Orpha was born in County Kilkenny, Ireland. She studied at the London Academy of Music and Dramatic Art,  read economics at University College Galway and was awarded an MA in Arts Criticism from City University, London.


Short biography

Orpha has worked on several productions at The Royal Opera, Glyndebourne, Opera North and Wexford Opera and has directed workshops for Welsh National Opera, Opera North, Aldeburgh and Almeida Opera. She has directed Iolanta and Gianni Schicchi for Royal Academy Opera, Le Nozze di Figaro for Graz Opera and Wagner Forum Graz (Ring Award), Albert’s Lost Night for Aldeburgh, Noye’s Fludde for Noah’s Company at All Hallows, London, The Marriage of Figaro for Opera North at Hampton Court Palace, The Coronation of Poppea, Dido and Aeneas and The Marriage of Figaro for City Opera, Die Fledermaus at the Gulbenkian Theatre, Canterbury, l’Elisir d’Amore for New Sussex Opera and Eugene Onegin for Opera South East.

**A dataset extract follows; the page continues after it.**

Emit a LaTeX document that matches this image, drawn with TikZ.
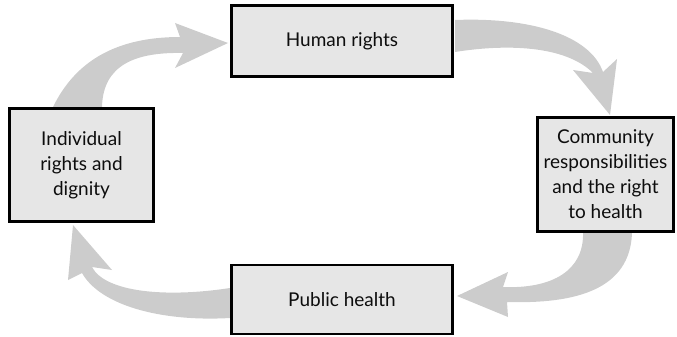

Recent awards include the Audience Prize, Ring Award 2005, for her concept of Le Nozze di Figaro with Graz Oper, Austria and Wagner Forum Graz; second prize in the European Opera Directors’ Award 2003 for her concept of Hans Heiling for Strasbourg Opera in association with Opera Europa; a culture fellowship to Japan where, as a guest of the Japanese government, she studied traditional Japanese Noh Theatre with noh masters for seven months in 2003-04.



Orpha continues to study noh in Japan and the USA, following her introduction to the genre when she directed Sumidagawa, the noh play on which Benjamin Britten based his Curlew River, for The Britten Festival in 2001.  She enjoys bringing noh to western audiences through workshops throughout the UK and Europe and has recently collaborated with Hideki Noda on his contemporary Noh play The Diver at The Soho Theatre, London and The Setagaya Public Theatre, Tokyo.

Photo: Nick Gurney

Photo: Nick Gurney

Orpha Phelan has directed opera nationally and internationally for over ten years. Following her tremendous success with Les Contes d’Hoffmann for Malmö Opera (Sweden) earlier this year, she returns to Malmö to direct Jenufa this winter, with the premiere on 19 November. Future plans include Wagner Dream with the BBC Symphony Orchestra for  The Barbican, London, Curlew River for Theatre Nohgaku, USA and Tosca for Reis Opera, Netherlands. She has recently returned to the UK from the Sydney Opera House, where she directed Bellini’s I Capuleti e i Montecchi for Opera Australia, under the baton of Richard Bonynge.